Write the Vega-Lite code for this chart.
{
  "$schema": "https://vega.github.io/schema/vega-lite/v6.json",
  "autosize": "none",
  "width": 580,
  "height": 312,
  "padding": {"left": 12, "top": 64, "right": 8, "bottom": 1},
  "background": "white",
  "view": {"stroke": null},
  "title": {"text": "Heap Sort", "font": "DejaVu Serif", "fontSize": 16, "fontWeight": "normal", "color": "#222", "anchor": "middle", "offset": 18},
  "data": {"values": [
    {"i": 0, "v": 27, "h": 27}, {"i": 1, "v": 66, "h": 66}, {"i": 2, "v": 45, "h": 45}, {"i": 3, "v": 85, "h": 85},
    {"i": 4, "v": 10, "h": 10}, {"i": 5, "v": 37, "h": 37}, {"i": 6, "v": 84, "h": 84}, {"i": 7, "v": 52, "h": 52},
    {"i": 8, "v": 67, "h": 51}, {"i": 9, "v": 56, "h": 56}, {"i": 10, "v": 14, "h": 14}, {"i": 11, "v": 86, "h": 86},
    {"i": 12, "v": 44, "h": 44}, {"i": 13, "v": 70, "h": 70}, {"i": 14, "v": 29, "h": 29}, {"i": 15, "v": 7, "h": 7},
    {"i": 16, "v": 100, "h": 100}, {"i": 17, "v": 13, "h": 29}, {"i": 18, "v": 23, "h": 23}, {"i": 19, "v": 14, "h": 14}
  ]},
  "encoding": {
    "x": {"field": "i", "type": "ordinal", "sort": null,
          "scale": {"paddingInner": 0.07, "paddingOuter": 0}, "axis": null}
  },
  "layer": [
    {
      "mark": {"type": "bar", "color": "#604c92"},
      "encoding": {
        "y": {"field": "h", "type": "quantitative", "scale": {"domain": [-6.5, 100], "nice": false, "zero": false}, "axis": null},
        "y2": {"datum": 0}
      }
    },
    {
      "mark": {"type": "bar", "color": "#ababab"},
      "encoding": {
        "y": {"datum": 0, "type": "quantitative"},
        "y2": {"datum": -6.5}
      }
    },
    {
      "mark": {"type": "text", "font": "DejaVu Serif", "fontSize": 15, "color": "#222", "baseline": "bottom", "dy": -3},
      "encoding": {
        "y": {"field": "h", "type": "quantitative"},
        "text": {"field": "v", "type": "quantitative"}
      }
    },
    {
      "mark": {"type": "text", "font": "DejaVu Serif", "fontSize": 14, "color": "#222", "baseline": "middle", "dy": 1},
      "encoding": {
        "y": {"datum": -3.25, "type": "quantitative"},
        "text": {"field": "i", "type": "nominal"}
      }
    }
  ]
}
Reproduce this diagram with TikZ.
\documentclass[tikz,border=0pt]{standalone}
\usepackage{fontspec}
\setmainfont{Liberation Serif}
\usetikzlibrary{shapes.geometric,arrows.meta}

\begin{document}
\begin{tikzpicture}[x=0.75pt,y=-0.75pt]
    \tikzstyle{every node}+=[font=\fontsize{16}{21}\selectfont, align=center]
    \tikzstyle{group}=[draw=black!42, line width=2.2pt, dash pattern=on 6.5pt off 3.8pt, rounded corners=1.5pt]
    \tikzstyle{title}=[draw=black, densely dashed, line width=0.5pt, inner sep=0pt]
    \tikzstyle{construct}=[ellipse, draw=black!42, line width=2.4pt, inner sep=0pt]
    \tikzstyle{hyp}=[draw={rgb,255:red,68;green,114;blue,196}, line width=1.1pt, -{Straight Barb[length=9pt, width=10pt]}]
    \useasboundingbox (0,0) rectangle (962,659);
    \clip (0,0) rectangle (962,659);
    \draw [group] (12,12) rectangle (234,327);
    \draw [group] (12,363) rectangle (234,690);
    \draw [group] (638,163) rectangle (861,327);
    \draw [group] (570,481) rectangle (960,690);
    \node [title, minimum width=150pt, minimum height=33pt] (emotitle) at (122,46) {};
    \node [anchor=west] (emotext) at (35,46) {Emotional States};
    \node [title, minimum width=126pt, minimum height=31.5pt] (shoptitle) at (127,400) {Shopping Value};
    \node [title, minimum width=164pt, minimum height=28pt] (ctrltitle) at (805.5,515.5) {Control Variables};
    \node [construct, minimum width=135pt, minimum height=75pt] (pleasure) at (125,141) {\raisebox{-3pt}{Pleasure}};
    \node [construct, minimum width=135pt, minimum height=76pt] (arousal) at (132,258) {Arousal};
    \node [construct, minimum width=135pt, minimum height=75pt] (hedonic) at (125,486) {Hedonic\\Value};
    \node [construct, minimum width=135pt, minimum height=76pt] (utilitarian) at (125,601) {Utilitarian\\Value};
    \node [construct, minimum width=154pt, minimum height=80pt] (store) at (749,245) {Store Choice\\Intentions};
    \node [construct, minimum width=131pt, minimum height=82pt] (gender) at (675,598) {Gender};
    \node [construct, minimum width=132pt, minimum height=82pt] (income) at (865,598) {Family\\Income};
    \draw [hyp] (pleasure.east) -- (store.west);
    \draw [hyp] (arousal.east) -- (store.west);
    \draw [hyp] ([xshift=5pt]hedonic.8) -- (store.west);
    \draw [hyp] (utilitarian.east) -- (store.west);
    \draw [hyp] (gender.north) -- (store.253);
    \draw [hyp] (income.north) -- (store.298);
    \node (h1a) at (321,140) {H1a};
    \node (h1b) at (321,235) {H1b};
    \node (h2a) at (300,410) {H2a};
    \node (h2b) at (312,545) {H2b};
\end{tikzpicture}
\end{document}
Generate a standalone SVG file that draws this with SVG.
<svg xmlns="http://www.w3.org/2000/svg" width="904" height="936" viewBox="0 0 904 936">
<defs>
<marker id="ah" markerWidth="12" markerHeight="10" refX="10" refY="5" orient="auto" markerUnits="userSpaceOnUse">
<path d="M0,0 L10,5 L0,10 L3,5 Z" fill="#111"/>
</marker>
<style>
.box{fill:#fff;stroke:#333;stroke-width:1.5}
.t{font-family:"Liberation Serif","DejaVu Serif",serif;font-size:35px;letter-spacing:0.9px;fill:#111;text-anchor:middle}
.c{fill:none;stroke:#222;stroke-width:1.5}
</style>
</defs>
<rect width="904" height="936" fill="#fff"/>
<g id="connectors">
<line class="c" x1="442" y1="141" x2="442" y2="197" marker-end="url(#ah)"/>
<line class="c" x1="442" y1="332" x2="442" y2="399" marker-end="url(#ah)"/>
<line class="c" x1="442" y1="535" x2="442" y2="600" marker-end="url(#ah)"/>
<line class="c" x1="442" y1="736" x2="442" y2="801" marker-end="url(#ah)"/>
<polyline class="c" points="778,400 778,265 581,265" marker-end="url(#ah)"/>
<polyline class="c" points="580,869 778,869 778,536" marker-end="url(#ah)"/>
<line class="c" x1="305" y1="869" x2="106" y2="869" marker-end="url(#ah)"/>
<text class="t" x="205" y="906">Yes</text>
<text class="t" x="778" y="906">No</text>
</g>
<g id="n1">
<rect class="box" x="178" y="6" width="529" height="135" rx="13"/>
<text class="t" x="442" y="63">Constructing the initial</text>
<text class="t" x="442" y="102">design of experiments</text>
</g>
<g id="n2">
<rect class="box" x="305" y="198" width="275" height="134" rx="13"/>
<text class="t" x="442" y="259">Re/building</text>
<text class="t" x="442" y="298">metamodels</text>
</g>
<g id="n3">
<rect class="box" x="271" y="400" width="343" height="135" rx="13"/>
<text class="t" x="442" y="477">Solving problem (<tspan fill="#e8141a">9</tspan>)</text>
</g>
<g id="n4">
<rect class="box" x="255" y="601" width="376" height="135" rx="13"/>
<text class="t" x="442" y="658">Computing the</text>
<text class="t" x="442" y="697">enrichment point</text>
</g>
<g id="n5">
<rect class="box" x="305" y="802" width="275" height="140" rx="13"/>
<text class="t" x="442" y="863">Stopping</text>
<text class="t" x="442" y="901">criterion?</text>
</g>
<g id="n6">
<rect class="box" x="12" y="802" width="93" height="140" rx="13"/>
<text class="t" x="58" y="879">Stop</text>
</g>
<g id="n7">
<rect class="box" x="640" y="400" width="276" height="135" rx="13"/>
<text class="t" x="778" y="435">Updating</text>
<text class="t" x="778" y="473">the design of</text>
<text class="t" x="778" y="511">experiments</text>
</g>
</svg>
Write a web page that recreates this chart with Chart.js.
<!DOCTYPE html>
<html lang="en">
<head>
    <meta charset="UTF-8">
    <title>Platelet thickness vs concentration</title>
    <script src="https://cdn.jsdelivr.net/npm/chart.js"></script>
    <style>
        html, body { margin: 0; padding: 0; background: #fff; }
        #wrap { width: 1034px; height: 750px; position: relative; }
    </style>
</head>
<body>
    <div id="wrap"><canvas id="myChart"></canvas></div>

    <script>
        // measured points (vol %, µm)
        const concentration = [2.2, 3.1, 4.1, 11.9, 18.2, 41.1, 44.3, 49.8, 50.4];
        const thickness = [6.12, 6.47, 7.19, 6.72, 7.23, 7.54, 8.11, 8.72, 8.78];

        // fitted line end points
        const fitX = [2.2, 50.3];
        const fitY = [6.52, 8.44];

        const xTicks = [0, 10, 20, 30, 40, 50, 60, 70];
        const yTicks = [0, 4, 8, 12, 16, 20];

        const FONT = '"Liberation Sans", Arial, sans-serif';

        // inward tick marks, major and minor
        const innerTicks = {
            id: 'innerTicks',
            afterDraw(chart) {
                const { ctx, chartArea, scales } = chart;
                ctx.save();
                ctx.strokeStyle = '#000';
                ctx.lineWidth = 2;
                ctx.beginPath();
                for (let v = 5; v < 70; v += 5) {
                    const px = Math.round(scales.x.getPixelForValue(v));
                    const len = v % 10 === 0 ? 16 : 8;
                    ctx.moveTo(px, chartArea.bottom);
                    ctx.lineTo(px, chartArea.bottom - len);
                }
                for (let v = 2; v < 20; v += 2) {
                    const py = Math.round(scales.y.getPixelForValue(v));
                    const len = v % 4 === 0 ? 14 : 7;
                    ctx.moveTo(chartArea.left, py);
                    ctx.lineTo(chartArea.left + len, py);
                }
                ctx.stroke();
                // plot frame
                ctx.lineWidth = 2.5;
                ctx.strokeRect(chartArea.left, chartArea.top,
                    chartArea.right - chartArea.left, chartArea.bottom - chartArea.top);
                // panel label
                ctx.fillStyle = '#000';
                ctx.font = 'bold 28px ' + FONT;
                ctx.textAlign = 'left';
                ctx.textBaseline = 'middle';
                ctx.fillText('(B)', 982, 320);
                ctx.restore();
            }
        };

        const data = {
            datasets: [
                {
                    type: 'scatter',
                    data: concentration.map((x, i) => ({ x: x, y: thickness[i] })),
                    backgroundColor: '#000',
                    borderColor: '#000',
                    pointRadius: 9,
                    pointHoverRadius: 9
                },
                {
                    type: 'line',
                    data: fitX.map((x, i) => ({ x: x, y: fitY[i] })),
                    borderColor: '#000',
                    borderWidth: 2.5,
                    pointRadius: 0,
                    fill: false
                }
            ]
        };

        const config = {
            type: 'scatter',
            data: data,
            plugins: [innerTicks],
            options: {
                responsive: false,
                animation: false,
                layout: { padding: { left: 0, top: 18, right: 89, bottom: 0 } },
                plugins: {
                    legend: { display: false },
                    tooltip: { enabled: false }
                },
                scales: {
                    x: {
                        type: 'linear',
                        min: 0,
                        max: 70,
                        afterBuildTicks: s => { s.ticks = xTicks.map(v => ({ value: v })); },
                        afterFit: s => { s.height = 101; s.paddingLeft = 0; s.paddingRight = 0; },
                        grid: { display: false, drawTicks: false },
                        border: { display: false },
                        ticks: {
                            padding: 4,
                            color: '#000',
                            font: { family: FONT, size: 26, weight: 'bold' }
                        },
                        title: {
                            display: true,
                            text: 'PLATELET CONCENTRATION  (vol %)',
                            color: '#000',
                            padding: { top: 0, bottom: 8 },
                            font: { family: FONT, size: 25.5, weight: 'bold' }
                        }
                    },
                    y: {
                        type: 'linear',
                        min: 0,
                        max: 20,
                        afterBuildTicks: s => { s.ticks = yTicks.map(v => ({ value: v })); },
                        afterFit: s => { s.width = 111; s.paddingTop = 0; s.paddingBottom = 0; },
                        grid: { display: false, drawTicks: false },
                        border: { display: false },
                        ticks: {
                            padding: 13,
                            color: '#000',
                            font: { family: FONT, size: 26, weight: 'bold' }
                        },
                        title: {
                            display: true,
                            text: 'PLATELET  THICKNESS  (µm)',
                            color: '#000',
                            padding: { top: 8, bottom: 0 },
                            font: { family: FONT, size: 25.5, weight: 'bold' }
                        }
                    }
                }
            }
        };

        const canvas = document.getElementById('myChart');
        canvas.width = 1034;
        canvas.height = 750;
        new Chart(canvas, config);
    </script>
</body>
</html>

__CHALLENGE__: Give the number of lines in the listing above that contain "with", and nothing else.

__EXERCISE RESPONSE__: 3